January 4th 2008, 16:54 | Lynne MctaggartNothing makes my blood run cold so much as hearing about a new variety of 'preventive' medicine. This alarming notion aims to stop disease in its tracks by treating the patient with a just-in-case remedy while he is still healthy. Yet, medical preemptive strikes don't have a good track record. They're usually at the heart of every bright idea gone bad, leaving carnage in its wake. Hormone replacement therapy, claiming to stave off not only menopause, but also heart attacks and cancer, turned out to increase the very diseases it was meant to prevent. Diethylstilbestrol (DES), the miracle drug taken to prevent miscarriage, caused cancer and infertility among an entire generation. The list goes on and on.
The most pervasive preventative of our generation is aspirin. Since the mid-1990s, this no-frills non-steroidal anti-inflammatory drug (NSAID) has been served up to patients as a cheap and safe means to prevent heart attacks and strokes and, lately, to reduce cancer.
But new evidence shows that, far from preventing death and strokes in the elderly, aspirin brings them on. Oxford University researchers who examined data from the last quarter-century's worth of aspirin preventative use found an astonishing sevenfold increase in bleeding in the brain-intracerebral haemorrhagic stroke-among elderly patients.
Aspirin and other NSAIDs have long been known to cause stomach bleeding-despite attempts at buffering these effects. However, the latest evidence, detailed in the January 2008 edition of WDDTY, finally places the damage in bold relief.
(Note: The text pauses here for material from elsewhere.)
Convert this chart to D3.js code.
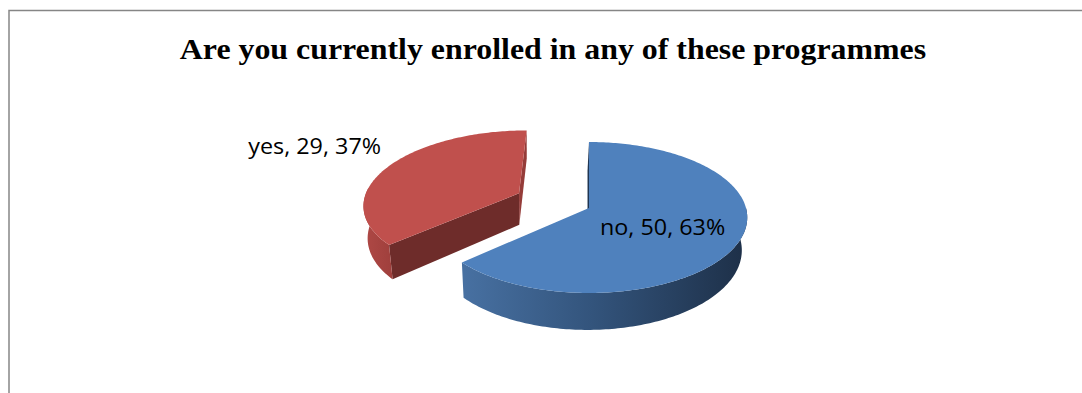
<!DOCTYPE html>
<html>
<head>
<meta charset="utf-8">
<script src="https://cdn.jsdelivr.net/npm/d3@7/dist/d3.min.js"></script>
<style>
  body { margin: 0; background: #fff; }
</style>
</head>
<body>
<div id="chart"></div>
<script>
const title = "Are you currently enrolled in any of these programmes";
const categories = ["no", "yes"];
const counts = [50, 29];
const percents = ["63%", "37%"];
const explode = [0, 0.5];

const w = 1082;
const h = 393;

// fake 3d pie: a plane homography for the top face, plus an extruded side
const view = { cx: 589, cy: 208, a: 48.1, c: -0.1258, d: 157, depth: 32.3, eyeX: 530, skew: 0.025 };

const proj = (u, v) => {
    const k = 1 + view.c * v;
    return [view.cx + view.d * u / k, (view.a * v + view.cy) / k];
};
const under = (u, v) => {
    const k = 1 + view.c * v;
    const [x, y] = proj(u, v);
    return [x + (view.eyeX - x) * view.skew, y + view.depth / k];
};

// the source picture is a little wider than tall, so text gets stretched
const stretchText = (sel, factor) => {
    const len = sel.node().getComputedTextLength();
    sel.attr("textLength", len * factor).attr("lengthAdjust", "spacingAndGlyphs");
};

const pie = d3.pie().sort(null).value(d => d)(counts);

const svg = d3.select("#chart")
    .append("svg")
    .attr("width", w)
    .attr("height", h);

// chart frame (cut off at right and bottom)
svg.append("rect")
    .attr("x", 9)
    .attr("y", 10.5)
    .attr("width", w + 20)
    .attr("height", h + 20)
    .attr("fill", "none")
    .attr("stroke", "#868686")
    .attr("stroke-width", 1.5);

const titleText = svg.append("text")
    .attr("x", 553)
    .attr("y", 59)
    .attr("text-anchor", "middle")
    .style("font-family", "'Liberation Serif', 'Times New Roman', serif")
    .style("font-weight", "bold")
    .style("font-size", "28.5px")
    .text(title);
stretchText(titleText, 1.118);

const defs = svg.append("defs");
const blueSide = defs.append("linearGradient")
    .attr("id", "blueSide")
    .attr("gradientUnits", "userSpaceOnUse")
    .attr("x1", 465).attr("x2", 748).attr("y1", 0).attr("y2", 0);
blueSide.append("stop").attr("offset", 0).attr("stop-color", "#4770a1");
blueSide.append("stop").attr("offset", 0.45).attr("stop-color", "#33547c");
blueSide.append("stop").attr("offset", 1).attr("stop-color", "#1d2f47");

const redSide = defs.append("linearGradient")
    .attr("id", "redSide")
    .attr("gradientUnits", "userSpaceOnUse")
    .attr("x1", 362).attr("x2", 400).attr("y1", 0).attr("y2", 0);
redSide.append("stop").attr("offset", 0).attr("stop-color", "#b04946");
redSide.append("stop").attr("offset", 1).attr("stop-color", "#9b3d3a");

const style = [
    { top: "#4f81bd", side: "url(#blueSide)", face: "#1f3552" },
    { top: "#c0504d", side: "url(#redSide)", face: "#6e2c2a", face2: "#953c39" }
];

const line = d3.line();
const step = Math.PI / 180;

// back slices first
const order = d3.range(pie.length).sort((p, q) => explode[q] - explode[p]);

order.forEach(i => {
    const s = pie[i];
    const mid = (s.startAngle + s.endAngle) / 2;
    const ou = Math.sin(mid) * explode[i];
    const ov = -Math.cos(mid) * explode[i];
    const rim = t => [ou + Math.sin(t), ov - Math.cos(t)];
    const g = svg.append("g");
    const faces = [];

    // curved outer side, front half only
    const a0 = Math.max(s.startAngle, Math.PI / 2);
    const a1 = Math.min(s.endAngle, Math.PI * 1.5 + 0.08);
    if (a1 > a0) {
        const ts = d3.range(a0, a1, step).concat([a1]);
        const pts = ts.map(t => proj(...rim(t))).concat(ts.slice().reverse().map(t => under(...rim(t))));
        faces.push({ key: 1, d: line(pts) + "Z", fill: style[i].side });
    }

    // flat cut faces
    [[s.startAngle, -1], [s.endAngle, 1]].forEach(([t, dir]) => {
        const nv = dir * Math.sin(t);
        if (nv < -0.05) return;
        const r = rim(t);
        const pts = [proj(ou, ov), proj(...r), under(...r), under(ou, ov)];
        const fill = nv > 0.3 ? style[i].face : (style[i].face2 || style[i].face);
        faces.push({ key: (ov + r[1]) / 2, d: line(pts) + "Z", fill });
    });

    faces.sort((p, q) => p.key - q.key).forEach(f => {
        g.append("path").attr("d", f.d).attr("fill", f.fill);
    });

    const ts = d3.range(s.startAngle, s.endAngle, step).concat([s.endAngle]);
    const top = [proj(ou, ov)].concat(ts.map(t => proj(...rim(t))));
    g.append("path").attr("d", line(top) + "Z").attr("fill", style[i].top);
});

// data labels: "category, value, percent"
const labelFont = "'Open Sans', 'Noto Sans', sans-serif";
pie.forEach((s, i) => {
    const mid = (s.startAngle + s.endAngle) / 2;
    const ou = Math.sin(mid) * explode[i];
    const ov = -Math.cos(mid) * explode[i];
    const label = `${categories[i]}, ${counts[i]}, ${percents[i]}`;
    let x, y, anchor;
    if (explode[i] === 0) {
        [x, y] = proj(ou + Math.sin(mid) * 0.5, ov - Math.cos(mid) * 0.5);
        y += 3;
        anchor = "middle";
    } else {
        [x, y] = proj(ou + Math.sin(mid), ov - Math.cos(mid));
        x -= 8;
        y -= 21;
        anchor = "end";
    }
    const t = svg.append("text")
        .attr("x", x)
        .attr("y", y)
        .attr("text-anchor", anchor)
        .attr("dominant-baseline", "central")
        .style("font-family", labelFont)
        .style("font-size", "21.5px")
        .style("fill", "#000")
        .text(label);
    stretchText(t, 1.085);
});
</script>
</body>
</html>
Aspirin kills 20,000 Americans and puts another 100,000 in hospital every year through aspirin-induced GI haemorrhage.
Doctors have had numerous warnings that aspirin isn't the magic bullet as once thought. The 1994 meta-analysis that launched aspirin as a cardiac preventative medicine was based on faulty conclusions. The Antiplatelet Trialists' Collaboration (ATC), which pooled together smaller studies, concluded that a few weeks of antiplatelet therapy could halve the risk of deadly blood clots in high-risk patients (BMJ, 1994; 308: 235-46).
However, the Thrombosis Research Institute uncovered a laundry list of errors-including the shabby quality of the individual studies pooled, mistakes in reporting results, even basic errors in arithmetic and in the recommended dosages. The TRI concluded that the review did not provide adequate evidence to support the widespread use of aspirin to prevent stroke (BMJ, 1994; 309: 1213-7).
There is also an increasing incidence of what the medical community has chosen to call 'aspirin resistance'. Lately, doctors have discovered that many people who religiously take aspirin in the hopes that it will save them go on to develop blood clots that result in heart attacks and strokes (Am Heart J, 2005; 149: 675-80). This led doctors to wonder whether aspirin's effectiveness is hit and miss. But, as the Oxford evidence shows, aspirin not only fails to stop the thief in the night-it is itself the thief, responsible for haemorrhagic stroke. The Oxford researchers now believe that aspirin has outstripped high blood pressure as the leading cause of stroke in the elderly.
Ever on the look out for some quick fix to the catalogue of suffering they witness every working day, doctors uncritically embraced aspirin as a modern-day magic bullet: open to all to manufacture, within reach of the poorest of patients. But it's now clear that aspirin is just the very latest in a long list of drugs that causes the very condition it is intended to prevent.